WASHINGTON (AFP) - Les relents de guerre froide émanant de la crise russo-géorgienne risquent de priver les astronautes américains d'un accès à l'espace en incitant le Congrès à empêcher la Nasa d'acheter des vols du Soyouz russe après la mise à la retraite des navettes spatiales des Etats-Unis.
Les trois navettes spatiales américaines arrêteront de voler en octobre 2010 quand la construction de la Station spatiale internationale (ISS) sera achevée.
Le successeur de la navette, la capsule Orion, actuellement en développement dans le cadre du programme Constellation visant au retour des Américains sur la Lune, ne décollera pas avant 2015 au plus tôt.
Dans la mesure où le budget annuel de 17,5 milliards de dollars de la Nasa est insuffisant pour continuer à faire voler la navette tout en finançant Constellation, l'Agence spatiale a décidé d'acheter les services du Soyouz pour accéder à l'ISS durant cette période de transition.
Le Soyouz est le seul système avec la navette américaine capable de transporter des astronautes à l'ISS et de les ramener sur Terre.
Mais pour que la Nasa puisse conclure un accord commercial avec son homologue russe pour acquérir les services du Soyouz, le Congrès américain doit voter une exemption à une loi de 2000 interdisant aux agences fédérales de passer des contrats avec des pays ayant aidé l'Iran et la Corée du Nord dans leur programme nucléaire. La Russie figure parmi ces nations.

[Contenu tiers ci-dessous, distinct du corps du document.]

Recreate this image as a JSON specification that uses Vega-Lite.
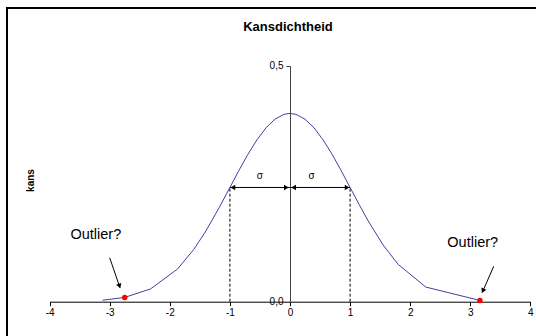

Une telle exemption faisait déjà l'objet d'une forte opposition au Sénat avant même le début du conflit russo-géorgien le 8 août et maintenant les chances de la voir adopter sont très faibles, selon le sénateur Bill Nelson, démocrate de Floride (sud-est).
"Dans une année électorale, c'était déjà difficile d'obtenir du Congrès une exemption pour payer des centaines de millions de dollars à une Russie de plus en plus agressive et dont le Premier ministre (Vladimir Poutine) se comporte comme un tsar", a récemment déclaré devant la presse le sénateur. "Je dirais maintenant que cela est presque impossible", a-t-il ajouté.

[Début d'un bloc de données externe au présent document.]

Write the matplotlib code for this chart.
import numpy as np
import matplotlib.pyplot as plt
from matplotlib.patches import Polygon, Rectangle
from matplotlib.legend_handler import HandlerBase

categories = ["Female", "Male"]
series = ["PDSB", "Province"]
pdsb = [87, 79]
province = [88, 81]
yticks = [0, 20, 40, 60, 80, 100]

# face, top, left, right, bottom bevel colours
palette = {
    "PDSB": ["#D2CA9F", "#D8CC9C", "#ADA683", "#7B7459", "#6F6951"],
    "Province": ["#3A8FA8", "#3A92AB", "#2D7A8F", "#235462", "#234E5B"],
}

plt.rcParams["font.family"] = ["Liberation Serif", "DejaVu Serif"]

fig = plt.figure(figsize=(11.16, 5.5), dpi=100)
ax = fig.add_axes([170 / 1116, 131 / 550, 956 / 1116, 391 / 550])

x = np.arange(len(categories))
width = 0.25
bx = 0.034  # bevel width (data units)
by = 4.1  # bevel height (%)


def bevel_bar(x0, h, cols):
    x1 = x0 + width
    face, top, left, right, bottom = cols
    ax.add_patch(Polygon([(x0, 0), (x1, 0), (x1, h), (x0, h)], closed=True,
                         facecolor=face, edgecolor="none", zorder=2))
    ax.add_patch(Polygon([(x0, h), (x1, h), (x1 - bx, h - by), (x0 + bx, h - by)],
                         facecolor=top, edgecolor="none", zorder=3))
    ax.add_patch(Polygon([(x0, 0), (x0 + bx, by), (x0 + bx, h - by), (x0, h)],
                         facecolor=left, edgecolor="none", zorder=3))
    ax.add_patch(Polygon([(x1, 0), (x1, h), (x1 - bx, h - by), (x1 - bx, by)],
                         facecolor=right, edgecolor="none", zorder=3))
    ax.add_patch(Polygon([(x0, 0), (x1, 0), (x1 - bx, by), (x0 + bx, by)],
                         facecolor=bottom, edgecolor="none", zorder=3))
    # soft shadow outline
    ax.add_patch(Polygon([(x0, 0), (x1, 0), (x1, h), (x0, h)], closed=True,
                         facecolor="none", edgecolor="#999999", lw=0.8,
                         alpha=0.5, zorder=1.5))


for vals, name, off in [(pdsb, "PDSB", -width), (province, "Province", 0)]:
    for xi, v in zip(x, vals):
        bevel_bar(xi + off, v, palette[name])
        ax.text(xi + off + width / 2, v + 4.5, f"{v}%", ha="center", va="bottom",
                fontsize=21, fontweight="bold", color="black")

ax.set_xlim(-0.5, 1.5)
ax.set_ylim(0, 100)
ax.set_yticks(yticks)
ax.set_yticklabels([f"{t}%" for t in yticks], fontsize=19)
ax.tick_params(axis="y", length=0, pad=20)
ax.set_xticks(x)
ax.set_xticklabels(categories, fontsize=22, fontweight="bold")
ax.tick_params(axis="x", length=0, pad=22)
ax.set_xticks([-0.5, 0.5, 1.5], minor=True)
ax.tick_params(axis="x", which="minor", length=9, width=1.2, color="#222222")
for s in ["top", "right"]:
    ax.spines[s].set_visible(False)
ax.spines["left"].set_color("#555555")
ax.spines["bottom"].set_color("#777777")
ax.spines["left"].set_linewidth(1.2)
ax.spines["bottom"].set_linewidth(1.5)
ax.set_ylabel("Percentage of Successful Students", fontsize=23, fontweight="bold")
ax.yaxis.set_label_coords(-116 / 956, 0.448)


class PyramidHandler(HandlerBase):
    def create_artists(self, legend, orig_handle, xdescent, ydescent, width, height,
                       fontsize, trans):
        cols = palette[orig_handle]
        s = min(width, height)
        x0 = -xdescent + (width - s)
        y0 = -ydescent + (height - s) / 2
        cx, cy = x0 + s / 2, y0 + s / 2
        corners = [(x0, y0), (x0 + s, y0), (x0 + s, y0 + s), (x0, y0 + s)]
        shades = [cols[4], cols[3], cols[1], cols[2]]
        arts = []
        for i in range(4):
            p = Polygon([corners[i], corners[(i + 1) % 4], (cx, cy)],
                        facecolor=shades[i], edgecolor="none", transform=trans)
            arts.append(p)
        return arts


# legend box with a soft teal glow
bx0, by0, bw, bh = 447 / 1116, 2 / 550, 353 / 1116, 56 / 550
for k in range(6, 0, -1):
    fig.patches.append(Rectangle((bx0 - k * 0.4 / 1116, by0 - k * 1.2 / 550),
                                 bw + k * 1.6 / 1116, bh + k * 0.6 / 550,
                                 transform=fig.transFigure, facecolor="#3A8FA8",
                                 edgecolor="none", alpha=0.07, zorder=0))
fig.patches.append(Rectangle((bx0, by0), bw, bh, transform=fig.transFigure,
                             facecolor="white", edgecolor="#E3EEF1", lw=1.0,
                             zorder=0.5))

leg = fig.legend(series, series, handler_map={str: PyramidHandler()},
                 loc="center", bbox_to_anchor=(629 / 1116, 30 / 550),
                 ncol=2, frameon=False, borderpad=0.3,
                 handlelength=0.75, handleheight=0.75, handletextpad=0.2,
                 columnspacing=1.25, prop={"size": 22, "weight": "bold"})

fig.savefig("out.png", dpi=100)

Bill Nelson, favorable à cette exemption, a jugé très possible que le Congrès la bloque, privant ainsi les Etats-Unis de moyens d'accéder à l'ISS après 2011 et laissant la Station internationale "se désintégrer dans l'atmosphère ou la cédant aux Russes et à d'autres pays".
L'ISS, un investissement de cent milliards de dollars financés en grande partie par les Etats-Unis, requiert une présence humaine permanente pour son entretien.

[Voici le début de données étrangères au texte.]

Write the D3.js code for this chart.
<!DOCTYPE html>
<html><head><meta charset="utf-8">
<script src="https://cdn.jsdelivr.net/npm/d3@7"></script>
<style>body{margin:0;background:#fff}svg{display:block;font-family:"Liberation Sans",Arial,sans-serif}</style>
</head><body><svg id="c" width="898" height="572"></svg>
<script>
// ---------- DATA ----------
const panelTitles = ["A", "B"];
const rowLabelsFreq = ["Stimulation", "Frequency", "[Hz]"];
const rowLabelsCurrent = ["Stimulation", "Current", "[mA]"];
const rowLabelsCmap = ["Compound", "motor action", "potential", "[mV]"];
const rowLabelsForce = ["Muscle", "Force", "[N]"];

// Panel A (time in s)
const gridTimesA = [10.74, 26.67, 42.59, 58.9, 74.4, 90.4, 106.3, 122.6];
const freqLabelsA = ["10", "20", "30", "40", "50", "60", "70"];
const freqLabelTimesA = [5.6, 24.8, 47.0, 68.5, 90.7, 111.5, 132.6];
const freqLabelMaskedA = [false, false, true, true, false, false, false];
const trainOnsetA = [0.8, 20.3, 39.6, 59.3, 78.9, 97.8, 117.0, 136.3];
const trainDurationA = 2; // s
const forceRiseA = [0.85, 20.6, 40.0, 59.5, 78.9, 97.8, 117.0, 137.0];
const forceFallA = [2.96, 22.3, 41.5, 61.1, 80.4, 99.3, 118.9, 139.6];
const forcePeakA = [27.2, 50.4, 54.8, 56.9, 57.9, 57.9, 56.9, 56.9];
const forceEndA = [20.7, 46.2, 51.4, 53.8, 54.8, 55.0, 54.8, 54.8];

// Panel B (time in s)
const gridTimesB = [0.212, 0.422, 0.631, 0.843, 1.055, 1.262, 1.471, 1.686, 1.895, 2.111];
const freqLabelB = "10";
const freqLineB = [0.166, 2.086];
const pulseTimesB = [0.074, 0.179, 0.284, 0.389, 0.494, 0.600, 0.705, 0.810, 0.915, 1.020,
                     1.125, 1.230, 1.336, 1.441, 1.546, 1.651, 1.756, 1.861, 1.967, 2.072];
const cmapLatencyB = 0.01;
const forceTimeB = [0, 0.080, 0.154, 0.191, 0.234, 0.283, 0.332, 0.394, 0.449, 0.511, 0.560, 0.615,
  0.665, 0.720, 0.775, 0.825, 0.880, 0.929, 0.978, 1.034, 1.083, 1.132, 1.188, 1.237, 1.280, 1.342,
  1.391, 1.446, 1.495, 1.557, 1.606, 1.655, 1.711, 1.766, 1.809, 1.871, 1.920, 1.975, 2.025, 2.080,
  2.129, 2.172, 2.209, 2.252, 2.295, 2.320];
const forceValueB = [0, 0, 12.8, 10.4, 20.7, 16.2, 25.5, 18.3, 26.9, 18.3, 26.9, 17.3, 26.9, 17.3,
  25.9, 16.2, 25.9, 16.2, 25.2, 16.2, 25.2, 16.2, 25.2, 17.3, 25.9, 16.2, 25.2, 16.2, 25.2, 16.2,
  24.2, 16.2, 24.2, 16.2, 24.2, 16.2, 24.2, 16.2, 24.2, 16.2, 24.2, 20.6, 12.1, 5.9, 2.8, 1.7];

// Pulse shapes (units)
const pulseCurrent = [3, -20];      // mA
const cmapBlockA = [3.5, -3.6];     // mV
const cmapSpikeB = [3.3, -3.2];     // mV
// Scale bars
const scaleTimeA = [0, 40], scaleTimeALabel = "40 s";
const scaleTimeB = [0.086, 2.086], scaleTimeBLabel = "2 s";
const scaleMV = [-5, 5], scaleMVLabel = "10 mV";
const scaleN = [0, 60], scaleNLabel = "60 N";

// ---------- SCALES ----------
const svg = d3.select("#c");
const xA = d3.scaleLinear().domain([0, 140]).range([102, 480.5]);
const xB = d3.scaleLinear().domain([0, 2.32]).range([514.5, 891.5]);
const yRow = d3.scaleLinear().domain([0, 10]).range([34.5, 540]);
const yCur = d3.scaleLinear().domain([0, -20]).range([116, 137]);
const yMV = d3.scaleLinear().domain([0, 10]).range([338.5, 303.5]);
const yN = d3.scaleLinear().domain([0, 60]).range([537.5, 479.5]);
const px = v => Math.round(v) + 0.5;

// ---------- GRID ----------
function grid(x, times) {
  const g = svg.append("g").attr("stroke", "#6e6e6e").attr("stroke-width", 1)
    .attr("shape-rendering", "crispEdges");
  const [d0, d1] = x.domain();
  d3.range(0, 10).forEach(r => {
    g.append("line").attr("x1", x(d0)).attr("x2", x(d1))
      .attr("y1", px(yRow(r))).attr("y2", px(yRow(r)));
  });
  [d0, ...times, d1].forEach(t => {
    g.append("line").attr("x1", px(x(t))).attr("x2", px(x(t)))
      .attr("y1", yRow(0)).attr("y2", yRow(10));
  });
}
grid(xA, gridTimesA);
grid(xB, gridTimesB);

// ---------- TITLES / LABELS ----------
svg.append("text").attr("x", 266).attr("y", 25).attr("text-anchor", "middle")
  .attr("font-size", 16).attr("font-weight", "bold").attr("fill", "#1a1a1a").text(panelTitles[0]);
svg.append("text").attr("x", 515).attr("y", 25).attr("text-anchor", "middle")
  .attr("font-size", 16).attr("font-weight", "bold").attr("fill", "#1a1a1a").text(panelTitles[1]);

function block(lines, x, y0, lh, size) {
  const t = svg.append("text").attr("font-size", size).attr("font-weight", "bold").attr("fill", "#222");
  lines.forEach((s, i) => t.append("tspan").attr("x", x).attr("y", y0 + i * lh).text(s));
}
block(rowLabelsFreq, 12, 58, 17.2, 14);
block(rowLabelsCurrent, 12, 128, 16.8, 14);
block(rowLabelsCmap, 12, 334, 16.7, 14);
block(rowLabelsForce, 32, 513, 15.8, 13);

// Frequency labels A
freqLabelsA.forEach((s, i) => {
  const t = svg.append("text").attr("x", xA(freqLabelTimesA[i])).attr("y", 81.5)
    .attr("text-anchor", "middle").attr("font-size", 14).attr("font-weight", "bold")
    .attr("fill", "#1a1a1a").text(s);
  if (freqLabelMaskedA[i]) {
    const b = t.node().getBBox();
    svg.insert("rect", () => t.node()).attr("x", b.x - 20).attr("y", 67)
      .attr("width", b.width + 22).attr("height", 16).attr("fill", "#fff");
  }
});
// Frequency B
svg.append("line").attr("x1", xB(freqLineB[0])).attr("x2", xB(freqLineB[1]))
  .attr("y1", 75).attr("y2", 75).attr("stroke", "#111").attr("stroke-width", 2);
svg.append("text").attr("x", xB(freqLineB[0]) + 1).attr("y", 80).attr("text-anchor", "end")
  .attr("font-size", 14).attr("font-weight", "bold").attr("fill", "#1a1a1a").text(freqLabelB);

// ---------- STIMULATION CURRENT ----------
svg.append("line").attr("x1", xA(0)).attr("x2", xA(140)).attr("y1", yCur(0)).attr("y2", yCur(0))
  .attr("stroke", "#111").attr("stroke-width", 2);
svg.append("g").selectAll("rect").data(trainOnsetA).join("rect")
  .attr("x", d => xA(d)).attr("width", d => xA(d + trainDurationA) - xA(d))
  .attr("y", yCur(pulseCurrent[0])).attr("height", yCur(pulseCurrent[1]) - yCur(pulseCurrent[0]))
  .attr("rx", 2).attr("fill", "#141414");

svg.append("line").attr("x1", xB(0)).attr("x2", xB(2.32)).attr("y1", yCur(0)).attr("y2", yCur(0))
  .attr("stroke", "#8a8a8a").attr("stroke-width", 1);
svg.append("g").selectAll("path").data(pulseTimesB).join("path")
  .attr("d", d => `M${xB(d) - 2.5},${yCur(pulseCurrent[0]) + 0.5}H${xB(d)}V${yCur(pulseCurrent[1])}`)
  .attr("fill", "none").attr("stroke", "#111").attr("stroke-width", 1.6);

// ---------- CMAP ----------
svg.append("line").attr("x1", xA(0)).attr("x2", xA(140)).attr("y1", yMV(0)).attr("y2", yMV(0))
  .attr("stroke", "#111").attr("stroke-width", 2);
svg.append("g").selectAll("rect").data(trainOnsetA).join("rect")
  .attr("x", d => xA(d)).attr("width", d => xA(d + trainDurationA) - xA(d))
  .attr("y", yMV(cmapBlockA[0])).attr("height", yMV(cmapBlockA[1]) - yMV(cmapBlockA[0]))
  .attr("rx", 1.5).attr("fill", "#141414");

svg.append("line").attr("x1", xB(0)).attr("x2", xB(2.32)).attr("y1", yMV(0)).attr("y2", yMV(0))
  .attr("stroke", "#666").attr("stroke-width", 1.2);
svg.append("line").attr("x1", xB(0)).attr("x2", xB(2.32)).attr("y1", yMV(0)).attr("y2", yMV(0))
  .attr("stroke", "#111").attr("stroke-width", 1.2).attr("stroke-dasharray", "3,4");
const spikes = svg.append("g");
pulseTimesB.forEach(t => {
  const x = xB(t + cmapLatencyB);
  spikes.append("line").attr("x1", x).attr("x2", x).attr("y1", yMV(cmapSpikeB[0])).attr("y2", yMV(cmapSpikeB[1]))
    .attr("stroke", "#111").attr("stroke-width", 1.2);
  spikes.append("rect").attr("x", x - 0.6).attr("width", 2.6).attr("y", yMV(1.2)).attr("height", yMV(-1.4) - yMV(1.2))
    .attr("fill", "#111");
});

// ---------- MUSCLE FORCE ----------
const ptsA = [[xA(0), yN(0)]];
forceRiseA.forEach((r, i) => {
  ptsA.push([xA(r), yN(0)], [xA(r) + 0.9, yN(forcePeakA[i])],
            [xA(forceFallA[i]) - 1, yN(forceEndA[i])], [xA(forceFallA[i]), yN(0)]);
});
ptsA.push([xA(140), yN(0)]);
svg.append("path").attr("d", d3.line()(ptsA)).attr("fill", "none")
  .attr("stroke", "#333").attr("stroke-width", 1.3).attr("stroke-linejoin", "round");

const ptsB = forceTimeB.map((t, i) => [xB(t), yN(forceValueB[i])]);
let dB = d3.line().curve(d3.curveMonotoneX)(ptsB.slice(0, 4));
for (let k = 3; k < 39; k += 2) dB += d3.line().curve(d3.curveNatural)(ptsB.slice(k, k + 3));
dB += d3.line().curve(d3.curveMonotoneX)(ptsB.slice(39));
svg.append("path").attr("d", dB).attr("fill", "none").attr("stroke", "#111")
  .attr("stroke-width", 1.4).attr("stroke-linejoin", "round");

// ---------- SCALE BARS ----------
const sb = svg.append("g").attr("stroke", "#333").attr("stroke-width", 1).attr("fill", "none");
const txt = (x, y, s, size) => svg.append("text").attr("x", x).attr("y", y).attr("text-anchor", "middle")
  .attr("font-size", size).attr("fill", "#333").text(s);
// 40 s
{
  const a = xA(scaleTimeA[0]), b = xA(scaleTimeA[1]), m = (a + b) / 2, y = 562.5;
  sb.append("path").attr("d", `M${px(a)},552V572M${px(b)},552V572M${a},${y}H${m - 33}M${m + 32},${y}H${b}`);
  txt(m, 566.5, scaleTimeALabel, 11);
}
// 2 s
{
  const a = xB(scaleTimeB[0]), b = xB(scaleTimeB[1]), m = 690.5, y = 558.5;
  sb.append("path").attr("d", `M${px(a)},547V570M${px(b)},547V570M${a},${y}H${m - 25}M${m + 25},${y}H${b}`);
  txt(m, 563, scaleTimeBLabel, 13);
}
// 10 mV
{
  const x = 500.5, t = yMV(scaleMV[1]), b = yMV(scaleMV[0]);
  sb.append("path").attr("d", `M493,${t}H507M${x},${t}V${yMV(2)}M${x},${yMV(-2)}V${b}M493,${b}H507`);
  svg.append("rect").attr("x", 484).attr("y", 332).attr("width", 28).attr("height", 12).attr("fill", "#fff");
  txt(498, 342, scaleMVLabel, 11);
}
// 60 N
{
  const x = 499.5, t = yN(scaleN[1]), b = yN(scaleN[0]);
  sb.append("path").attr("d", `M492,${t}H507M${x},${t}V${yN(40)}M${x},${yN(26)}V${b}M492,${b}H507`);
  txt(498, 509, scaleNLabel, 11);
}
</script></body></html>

Même si l'exemption est accordée, il est possible que Moscou essaie un jour de tirer avantage du Soyouz à des fin géopolitiques, estime Vincent Sabatier, expert au Center for Strategic and International Studies, un centre de recherches privé de Washington.
"Au regard des récentes actions russes avec la fourniture d'énergie, on ne peut exclure qu'ils puissent bloquer l'accès à l'ISS aux Américains pour des raisons géopolitiques en prétextant un problème technique", dit-il.
La Nasa se montre rassurante sur ce sujet: "S'il est possible que des problèmes entre gouvernements puissent avoir potentiellement un impact, la Nasa pense qu'elle pourra toujours dépendre des Soyouz pour ses futures activités avec l'ISS", indique un communiqué.
Selon John Logsdon, directeur du Space Policy Center à l'université George Washington, le "Congrès va probablement voter dans les prochains mois l'exemption" si la Russie respecte ses engagements pris à l'égard de la Géorgie. "Il n'y a pas d'autre alternative viable au Soyouz" d'ici 2015, dit-il à l'AFP.
Michael Griffin, le patron de la Nasa, juge cette situation préoccupante. "Je pense qu'il est dangereux de se trouver dans cette situation", avait-il déclaré à l'AFP quelques jours avant la crise en Géorgie.
"Si quoi que ce soit arrive aux Soyouz durant ces cinq ans, nous n'aurons aucun accès à l'ISS ce qui est très préoccupant", avait-il ajouté.